To do
Make an exact copy of all the entries below, with the pictures left out.

Data for the task
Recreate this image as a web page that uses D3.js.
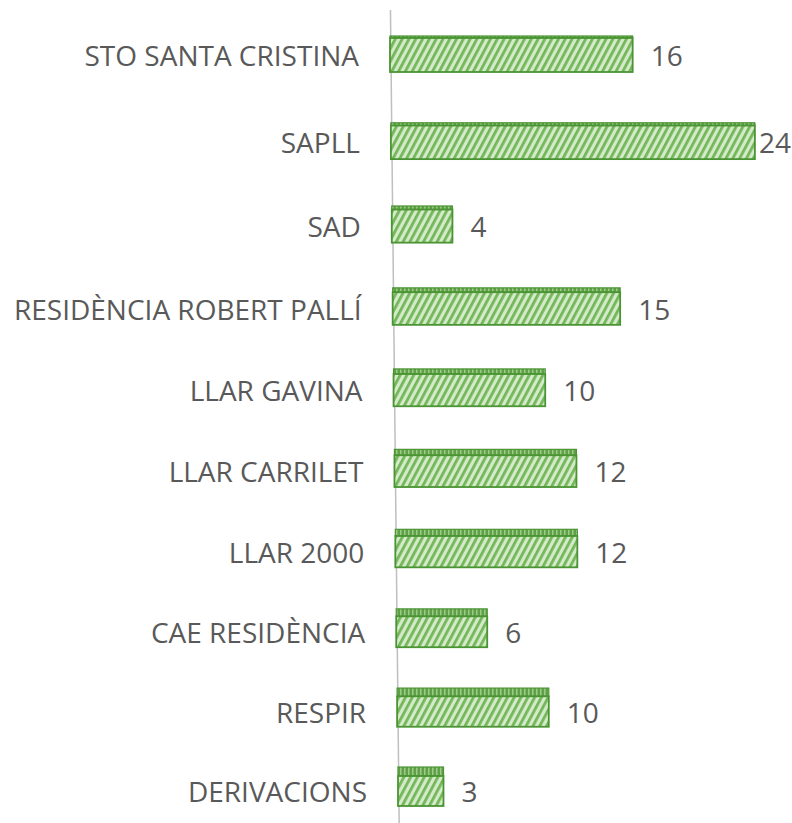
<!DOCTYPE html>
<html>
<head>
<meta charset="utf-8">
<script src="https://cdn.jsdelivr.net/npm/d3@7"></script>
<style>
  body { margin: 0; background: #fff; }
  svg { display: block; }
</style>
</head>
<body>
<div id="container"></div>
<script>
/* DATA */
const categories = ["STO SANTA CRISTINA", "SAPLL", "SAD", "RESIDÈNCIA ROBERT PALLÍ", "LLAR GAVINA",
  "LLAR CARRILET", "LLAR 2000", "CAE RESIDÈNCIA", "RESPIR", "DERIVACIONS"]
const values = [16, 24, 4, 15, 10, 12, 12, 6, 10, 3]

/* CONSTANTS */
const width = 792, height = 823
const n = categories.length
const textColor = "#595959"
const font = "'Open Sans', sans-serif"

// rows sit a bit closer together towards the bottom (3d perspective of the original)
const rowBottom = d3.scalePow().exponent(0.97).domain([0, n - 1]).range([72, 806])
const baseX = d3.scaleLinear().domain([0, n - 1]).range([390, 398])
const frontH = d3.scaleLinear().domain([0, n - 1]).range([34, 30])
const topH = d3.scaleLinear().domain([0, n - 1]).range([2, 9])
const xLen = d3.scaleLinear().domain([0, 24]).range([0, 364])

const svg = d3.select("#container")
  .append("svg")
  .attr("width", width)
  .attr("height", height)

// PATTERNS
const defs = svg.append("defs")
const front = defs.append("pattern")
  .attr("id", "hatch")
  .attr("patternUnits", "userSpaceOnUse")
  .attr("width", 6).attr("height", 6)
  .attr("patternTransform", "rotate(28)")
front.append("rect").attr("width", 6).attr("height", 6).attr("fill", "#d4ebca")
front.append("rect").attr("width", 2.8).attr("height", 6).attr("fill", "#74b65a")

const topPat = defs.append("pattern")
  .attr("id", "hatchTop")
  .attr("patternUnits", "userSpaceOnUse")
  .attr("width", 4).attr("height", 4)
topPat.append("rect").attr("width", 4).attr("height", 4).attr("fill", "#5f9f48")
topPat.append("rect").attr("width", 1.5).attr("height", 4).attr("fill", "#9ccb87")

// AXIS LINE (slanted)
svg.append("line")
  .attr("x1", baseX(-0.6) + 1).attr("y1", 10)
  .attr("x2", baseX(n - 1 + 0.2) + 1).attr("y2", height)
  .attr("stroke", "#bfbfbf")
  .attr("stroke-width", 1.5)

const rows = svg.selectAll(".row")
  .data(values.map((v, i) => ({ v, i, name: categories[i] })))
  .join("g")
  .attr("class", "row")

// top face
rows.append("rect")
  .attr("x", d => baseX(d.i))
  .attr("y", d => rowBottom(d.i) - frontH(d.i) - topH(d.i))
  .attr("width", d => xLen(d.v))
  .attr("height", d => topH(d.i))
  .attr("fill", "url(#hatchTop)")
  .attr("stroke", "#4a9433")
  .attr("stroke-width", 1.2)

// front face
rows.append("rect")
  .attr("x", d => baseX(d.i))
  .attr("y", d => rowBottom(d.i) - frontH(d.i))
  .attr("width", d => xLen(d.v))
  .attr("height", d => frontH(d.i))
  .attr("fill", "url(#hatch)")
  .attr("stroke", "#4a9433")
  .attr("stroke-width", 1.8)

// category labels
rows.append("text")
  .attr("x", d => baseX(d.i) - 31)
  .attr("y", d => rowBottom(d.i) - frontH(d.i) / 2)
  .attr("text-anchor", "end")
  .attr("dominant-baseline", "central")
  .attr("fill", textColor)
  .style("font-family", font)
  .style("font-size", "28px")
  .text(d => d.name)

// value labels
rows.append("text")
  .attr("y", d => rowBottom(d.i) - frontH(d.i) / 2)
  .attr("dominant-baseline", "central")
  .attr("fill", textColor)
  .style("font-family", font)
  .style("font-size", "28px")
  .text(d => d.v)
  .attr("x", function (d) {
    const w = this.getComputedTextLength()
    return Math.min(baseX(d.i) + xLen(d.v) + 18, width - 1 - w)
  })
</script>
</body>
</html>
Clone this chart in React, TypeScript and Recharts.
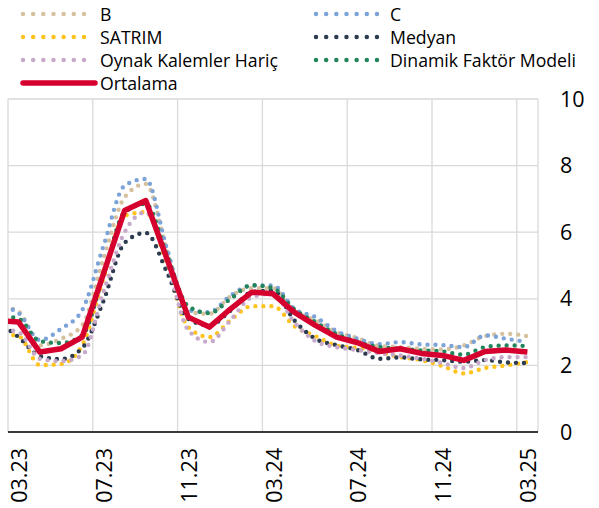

Written solution
Recreate this image as a web page that uses D3.js.
<!DOCTYPE html>
<html>
<head>
<meta charset="utf-8">
<script src="https://cdn.jsdelivr.net/npm/d3@7"></script>
<style>
  body { margin: 0; background: #fff; }
  svg { display: block; }
</style>
</head>
<body>
<div id="container"></div>
<script>
/* DATA */
const categories = ["STO SANTA CRISTINA", "SAPLL", "SAD", "RESIDÈNCIA ROBERT PALLÍ", "LLAR GAVINA",
  "LLAR CARRILET", "LLAR 2000", "CAE RESIDÈNCIA", "RESPIR", "DERIVACIONS"]
const values = [16, 24, 4, 15, 10, 12, 12, 6, 10, 3]

/* CONSTANTS */
const width = 792, height = 823
const n = categories.length
const textColor = "#595959"
const font = "'Open Sans', sans-serif"

// rows sit a bit closer together towards the bottom (3d perspective of the original)
const rowBottom = d3.scalePow().exponent(0.97).domain([0, n - 1]).range([72, 806])
const baseX = d3.scaleLinear().domain([0, n - 1]).range([390, 398])
const frontH = d3.scaleLinear().domain([0, n - 1]).range([34, 30])
const topH = d3.scaleLinear().domain([0, n - 1]).range([2, 9])
const xLen = d3.scaleLinear().domain([0, 24]).range([0, 364])

const svg = d3.select("#container")
  .append("svg")
  .attr("width", width)
  .attr("height", height)

// PATTERNS
const defs = svg.append("defs")
const front = defs.append("pattern")
  .attr("id", "hatch")
  .attr("patternUnits", "userSpaceOnUse")
  .attr("width", 6).attr("height", 6)
  .attr("patternTransform", "rotate(28)")
front.append("rect").attr("width", 6).attr("height", 6).attr("fill", "#d4ebca")
front.append("rect").attr("width", 2.8).attr("height", 6).attr("fill", "#74b65a")

const topPat = defs.append("pattern")
  .attr("id", "hatchTop")
  .attr("patternUnits", "userSpaceOnUse")
  .attr("width", 4).attr("height", 4)
topPat.append("rect").attr("width", 4).attr("height", 4).attr("fill", "#5f9f48")
topPat.append("rect").attr("width", 1.5).attr("height", 4).attr("fill", "#9ccb87")

// AXIS LINE (slanted)
svg.append("line")
  .attr("x1", baseX(-0.6) + 1).attr("y1", 10)
  .attr("x2", baseX(n - 1 + 0.2) + 1).attr("y2", height)
  .attr("stroke", "#bfbfbf")
  .attr("stroke-width", 1.5)

const rows = svg.selectAll(".row")
  .data(values.map((v, i) => ({ v, i, name: categories[i] })))
  .join("g")
  .attr("class", "row")

// top face
rows.append("rect")
  .attr("x", d => baseX(d.i))
  .attr("y", d => rowBottom(d.i) - frontH(d.i) - topH(d.i))
  .attr("width", d => xLen(d.v))
  .attr("height", d => topH(d.i))
  .attr("fill", "url(#hatchTop)")
  .attr("stroke", "#4a9433")
  .attr("stroke-width", 1.2)

// front face
rows.append("rect")
  .attr("x", d => baseX(d.i))
  .attr("y", d => rowBottom(d.i) - frontH(d.i))
  .attr("width", d => xLen(d.v))
  .attr("height", d => frontH(d.i))
  .attr("fill", "url(#hatch)")
  .attr("stroke", "#4a9433")
  .attr("stroke-width", 1.8)

// category labels
rows.append("text")
  .attr("x", d => baseX(d.i) - 31)
  .attr("y", d => rowBottom(d.i) - frontH(d.i) / 2)
  .attr("text-anchor", "end")
  .attr("dominant-baseline", "central")
  .attr("fill", textColor)
  .style("font-family", font)
  .style("font-size", "28px")
  .text(d => d.name)

// value labels
rows.append("text")
  .attr("y", d => rowBottom(d.i) - frontH(d.i) / 2)
  .attr("dominant-baseline", "central")
  .attr("fill", textColor)
  .style("font-family", font)
  .style("font-size", "28px")
  .text(d => d.v)
  .attr("x", function (d) {
    const w = this.getComputedTextLength()
    return Math.min(baseX(d.i) + xLen(d.v) + 18, width - 1 - w)
  })
</script>
</body>
</html>
Clone this chart in React, TypeScript and Recharts.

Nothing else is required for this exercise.